British engineers recreate device used to crack Nazi codes during World War II.

After a ten year-effort to rebuild the Turing Bombe, a Nazi code-cracking device used in WWII, a working model was unveiled at Bletchley Park, the headquaters of British code-breaking efforts during the war. Originally invented by Alan Turing and Gordon Welchman during the war, the ‘Bombe’ has three rotors, each with 26 positions, making for a combined 17,576 possible combinations for each letter to be decrypted.

Turing Bombe RotorCode crackers at Bletchley Park used the Turing Bombe to decode some 3,000 Axis Power messages per day, giving the allies a distinct advantage in intelligence during the war. Such Bombes used 108 electromagnetic spinning drums which would check sets of letters and pick out patterns in a given enigma code. After the war Winston Churchill ordered that all known bombes be dismantled, of which there were over 200.
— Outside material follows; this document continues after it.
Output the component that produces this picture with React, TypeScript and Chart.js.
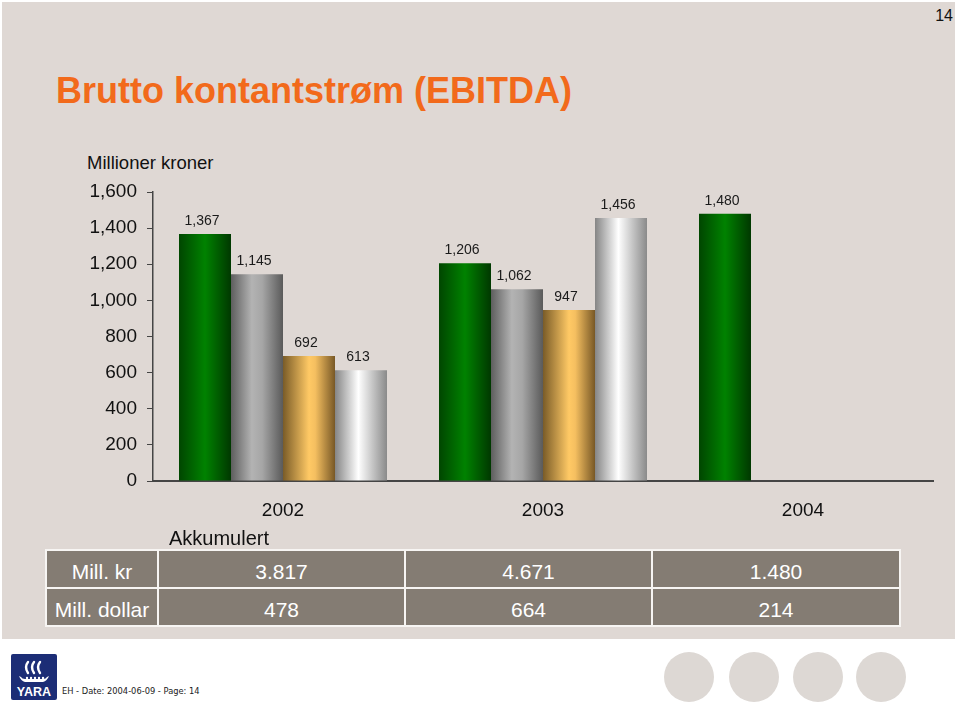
import React, { useEffect, useRef } from "react";
import { Chart, registerables } from "chart.js";

Chart.register(...registerables);

// ---- data ----
const years = ["2002", "2003", "2004"];
const greenValues = [1367, 1206, 1480];
const greyValues = [1145, 1062, null];
const orangeValues = [692, 947, null];
const silverValues = [613, 1456, null];
const yTicks = [0, 200, 400, 600, 800, 1000, 1200, 1400, 1600];
const rowLabels = ["Mill. kr", "Mill. dollar"];
const accumKr = ["3.817", "4.671", "1.480"];
const accumUsd = ["478", "664", "214"];

const titleText = "Brutto kontantstrøm (EBITDA)";
const unitText = "Millioner kroner";
const accumText = "Akkumulert";
const footerText = "EH - Date: 2004-06-09 - Page: 14";
const pageNo = "14";

// ---- styles ----
const FONT = '"Liberation Sans", Arial, Helvetica, sans-serif';
const SLIDE_BG = "#DFD8D4";
const CAT_PCT = 0.8;
const BAR_PCT = 1;

type Stop = [number, string];
const greenStops: Stop[] = [[0, "#004600"], [0.5, "#008200"], [1, "#003800"]];
const greyStops: Stop[] = [[0, "#5e5e5e"], [0.4, "#b3b3b3"], [0.6, "#a6a6a6"], [1, "#5a5a5a"]];
const orangeStops: Stop[] = [[0, "#7a5c28"], [0.5, "#ffc965"], [0.62, "#f5bf60"], [1, "#785826"]];
const silverStops: Stop[] = [[0, "#858585"], [0.45, "#ffffff"], [1, "#8a8a8a"]];

function barGradient(stops: Stop[]) {
  return (ctx: any) => {
    const chart = ctx.chart;
    const area = chart.chartArea;
    const xs = chart.scales && chart.scales.x;
    if (!area || !xs || ctx.dataIndex == null || ctx.datasetIndex == null) return stops[1][1];
    const n = years.length;
    const catW = (area.right - area.left) / n;
    const bw = (catW * CAT_PCT * BAR_PCT) / 4;
    const center = xs.getPixelForValue(ctx.dataIndex);
    const left = center - 2 * bw + ctx.datasetIndex * bw;
    const g = chart.ctx.createLinearGradient(left, 0, left + bw, 0);
    stops.forEach(([o, c]) => g.addColorStop(o, c));
    return g;
  };
}

const valueLabels = {
  id: "valueLabels",
  afterDatasetsDraw(chart: any) {
    const ctx = chart.ctx;
    ctx.save();
    ctx.font = `14px ${FONT}`;
    ctx.fillStyle = "#1a1a1a";
    ctx.textAlign = "center";
    ctx.textBaseline = "alphabetic";
    chart.data.datasets.forEach((ds: any, di: number) => {
      const meta = chart.getDatasetMeta(di);
      meta.data.forEach((el: any, i: number) => {
        const v = ds.data[i];
        if (v == null) return;
        ctx.fillText(Number(v).toLocaleString("en-US"), el.x - 3, el.y - 9);
      });
    });
    ctx.restore();
  },
};

function BarChart() {
  const ref = useRef<HTMLCanvasElement | null>(null);
  useEffect(() => {
    if (!ref.current) return;
    const chart = new Chart(ref.current, {
      type: "bar",
      data: {
        labels: years,
        datasets: [
          { data: greenValues, backgroundColor: barGradient(greenStops) as any },
          { data: greyValues, backgroundColor: barGradient(greyStops) as any },
          { data: orangeValues, backgroundColor: barGradient(orangeStops) as any },
          { data: silverValues, backgroundColor: barGradient(silverStops) as any },
        ],
      },
      options: {
        animation: false,
        responsive: false,
        events: [],
        layout: { padding: { top: 52, right: 27, left: 0, bottom: 0 } },
        datasets: { bar: { categoryPercentage: CAT_PCT, barPercentage: BAR_PCT, borderWidth: 0 } },
        plugins: { legend: { display: false }, tooltip: { enabled: false } },
        scales: {
          x: {
            grid: { display: true, color: "rgba(0,0,0,0)", drawTicks: false, drawOnChartArea: false },
            border: { display: true, color: "#454545", width: 2 },
            ticks: { color: "#111", font: { family: FONT, size: 19 }, padding: 18 },
            afterFit: (s: any) => { s.height = 59; },
          },
          y: {
            min: 0,
            max: 1600,
            afterBuildTicks: (s: any) => { s.ticks = yTicks.map((v) => ({ value: v })); },
            grid: { color: "#454545", drawOnChartArea: false, tickLength: 6, lineWidth: 1 },
            border: { display: true, color: "#454545", width: 1.5 },
            ticks: {
              color: "#111",
              font: { family: FONT, size: 19 },
              padding: 10,
              callback: (v: any) => Number(v).toLocaleString("en-US"),
            },
            afterFit: (s: any) => { s.width = 153; },
          },
        },
      },
      plugins: [valueLabels],
    });
    return () => chart.destroy();
  }, []);
  return (
    <canvas
      ref={ref}
      width={960}
      height={400}
      style={{ position: "absolute", left: 0, top: 140, width: 960, height: 400, display: "block" }}
    />
  );
}

function YaraLogo() {
  return (
    <svg width={46} height={46} viewBox="0 0 46 46" style={{ position: "absolute", left: 11, top: 654 }}>
      <rect x={0} y={0} width={46} height={46} rx={2} fill="#1C2D76" />
      <g fill="none" stroke="#fff" strokeWidth={2.4} strokeLinecap="round">
        <path d="M17 8 Q13 13 17 19" />
        <path d="M23 8 Q19 13 23 19" />
        <path d="M29 8 Q25 13 29 19" />
      </g>
      <path d="M8 22 Q10 27 14 28 L32 28 Q36 27 38 22 L36 23 Q35 25 32 25 L14 25 Q11 25 10 23 Z" fill="#fff" />
      <g fill="#fff">
        <circle cx={16} cy={24} r={1.2} />
        <circle cx={20} cy={24} r={1.2} />
        <circle cx={24} cy={24} r={1.2} />
        <circle cx={28} cy={24} r={1.2} />
        <circle cx={32} cy={24} r={1.2} />
      </g>
      <text x={23} y={42} textAnchor="middle" fontFamily={FONT} fontWeight="bold" fontSize={12.5} fill="#fff">
        YARA
      </text>
    </svg>
  );
}

export default function App() {
  const cols = [110, 245, 245, 246];
  const rows = [rowLabels[0], ...accumKr, rowLabels[1], ...accumUsd];
  const circles = [689, 754, 818, 881];
  return (
    <div
      style={{
        position: "fixed",
        left: 0,
        top: 0,
        width: 960,
        height: 717,
        background: "#ffffff",
        overflow: "hidden",
        fontFamily: FONT,
      }}
    >
      <div style={{ position: "absolute", left: 2, top: 2, width: 953, height: 637, background: SLIDE_BG }} />
      <div
        style={{
          position: "absolute",
          right: 7,
          top: 7,
          fontSize: 16,
          lineHeight: "17px",
          color: "#111",
        }}
      >
        {pageNo}
      </div>
      <div
        style={{
          position: "absolute",
          left: 56,
          top: 73,
          fontSize: 36,
          lineHeight: "36px",
          fontWeight: "bold",
          color: "#F26A1B",
          whiteSpace: "nowrap",
        }}
      >
        {titleText}
      </div>
      <div
        style={{
          position: "absolute",
          left: 87,
          top: 154,
          fontSize: 18.5,
          lineHeight: "18px",
          color: "#111",
          whiteSpace: "nowrap",
        }}
      >
        {unitText}
      </div>
      <BarChart />
      <div
        style={{
          position: "absolute",
          left: 169,
          top: 528,
          fontSize: 20,
          lineHeight: "20px",
          color: "#111",
          whiteSpace: "nowrap",
        }}
      >
        {accumText}
      </div>
      <div
        style={{
          position: "absolute",
          left: 45,
          top: 549,
          display: "grid",
          gridTemplateColumns: cols.map((c) => c + "px").join(" "),
          gridTemplateRows: "36px 36px",
          gap: 2,
          padding: 2,
          background: "#F7F5F3",
        }}
      >
        {rows.map((t, i) => (
          <div
            key={i}
            style={{
              background: "#847C73",
              color: "#ffffff",
              fontSize: 21,
              display: "flex",
              alignItems: "center",
              justifyContent: "center",
              whiteSpace: "nowrap",
            }}
          >
            <span style={{ position: "relative", top: 3 }}>{t}</span>
          </div>
        ))}
      </div>
      <YaraLogo />
      <div
        style={{
          position: "absolute",
          left: 62,
          top: 686,
          fontSize: 8.3,
          lineHeight: "10px",
          fontFamily: '"DejaVu Sans", Verdana, sans-serif',
          color: "#222",
          whiteSpace: "nowrap",
        }}
      >
        {footerText}
      </div>
      {circles.map((cx, i) => (
        <div
          key={i}
          style={{
            position: "absolute",
            left: cx - 25,
            top: 652,
            width: 50,
            height: 50,
            borderRadius: "50%",
            background: "#DDD8D4",
          }}
        />
      ))}
    </div>
  );
}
John Harper, the leader of the restoration effort, stresses how spectacular it was to even have received a complete set of instructions for building the long lost Turing Bombe:

We were fortunate in having copies of most of the blueprints of the individual parts returned to Bletchley Park by the GCHQ [Britain’s signal intelligence agency], but there were no assembly drawings…The blueprints covered more than one model, so it was a bit of a paperchase to work out which drawings applied to which model.

Technologies that were refined in the Turing Bombes eventually became the basis for early computer prototypes, making one wonder how popular AIM would be today if it involved the use of 108 electromagnetic spinning drums.